ADTRAN touts Tier 3 carrier FTTH success for Total Access 5000
Setting the stage for an upcoming series of customer announcements, a source at ADTRAN, Inc. (NASDAQ: ADTN) tells Lightwave that increasing success with Tier 3 carrier fiber to the home (FTTH) deployments has helped drive network access market share growth of 136 percent for the company’s flagship Total Access 5000 multiservice access and aggregation platform.
Setting the stage for an upcoming series of customer announcements, a source at ADTRAN, Inc. (NASDAQ: ADTN) tells Lightwave that increasing success with Tier 3 carrier fiber to the home (FTTH) deployments has helped drive network access market share growth of 136 percent for the company’s flagship Total Access 5000 multiservice access and aggregation platform. And broadband stimulus funding is only part of the reason.
Gary Bolton, ADTRAN’s vice president of global marketing, said in an interview today that because Tier 3 carriers generally don’t use as broad a range of network topologies or have as diverse a set of customer densities as their larger Tier 1 and 2 counterparts, they tend to focus initially on only a few applications when evaluating equipment. However, these applications can vary widely; ADTRAN has identified 13 of them, with broadband access, mobile backhaul, and Carrier Ethernet business services support among them.

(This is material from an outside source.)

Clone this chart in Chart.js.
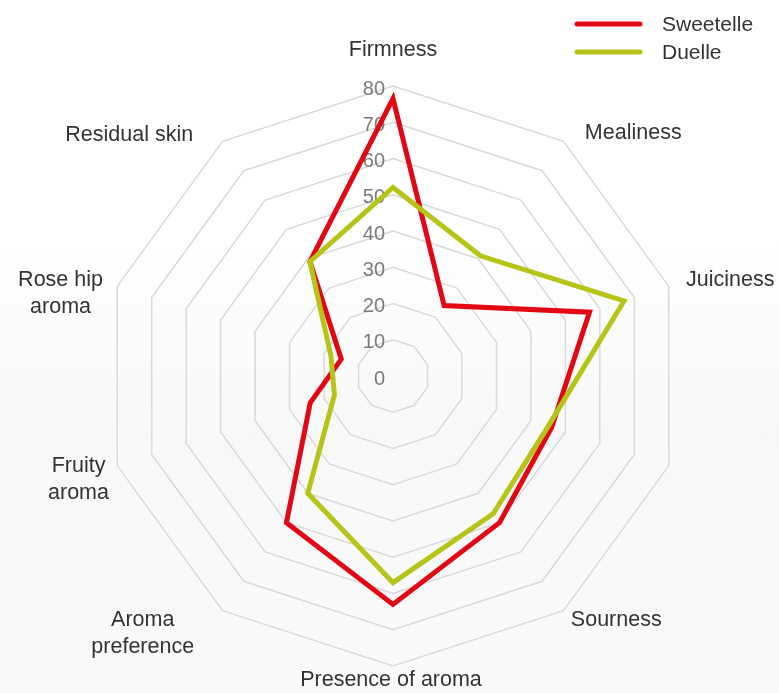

Equipment designed for Tier 3 carriers therefore must provide best-in-class performance across a wide range of feature sets, Bolton asserted. This proves important not only to meet initial requirements but also to take advantage of opportunities the carriers initially don’t anticipate, he added.
Bolton said that while broadband stimulus funding has sparked some new FTTH-related sales (see “NTELOS selects ADTRAN Total Access 5000 for broadband stimulus FTTH” as an example), the need to anticipate the transition of the Universal Service Fund to broadband access applications also has driven Tier 3 carrier interest in broadband network upgrades. Merger and acquisition activity, such as ADTRAN customer Frontier Communications’ purchase of networks from Verizon, can lead carriers to buy new equipment as they upgrade recently acquired infrastructure as well, Bolton pointed out.
The Total Access 5000 supports a variety of xDSL technologies as well as GPON and Active Ethernet. The company last year announced a proprietary approach to fiber to the node called Ultra Broadband Ethernet (UBE; see “ADTRAN unveils Ultra Broadband Ethernet access architecture”). The technology, which uses an FTTH optical network unit as a node from which Ethernet-enabled services can run over copper to serve eight homes, is now in customer trials with three Tier 1 carriers, Bolton revealed. He declined to say when the technology would be ready for commercial deployment.
Bolton also said ADTRAN has seen traction for its packet optical transport system capabilities, designed for traffic aggregation among other uses (see “ADTRAN joins packet optical transport race with Optical Networking Edge family”). He added that customer announcements for the packet optical transport features are upcoming.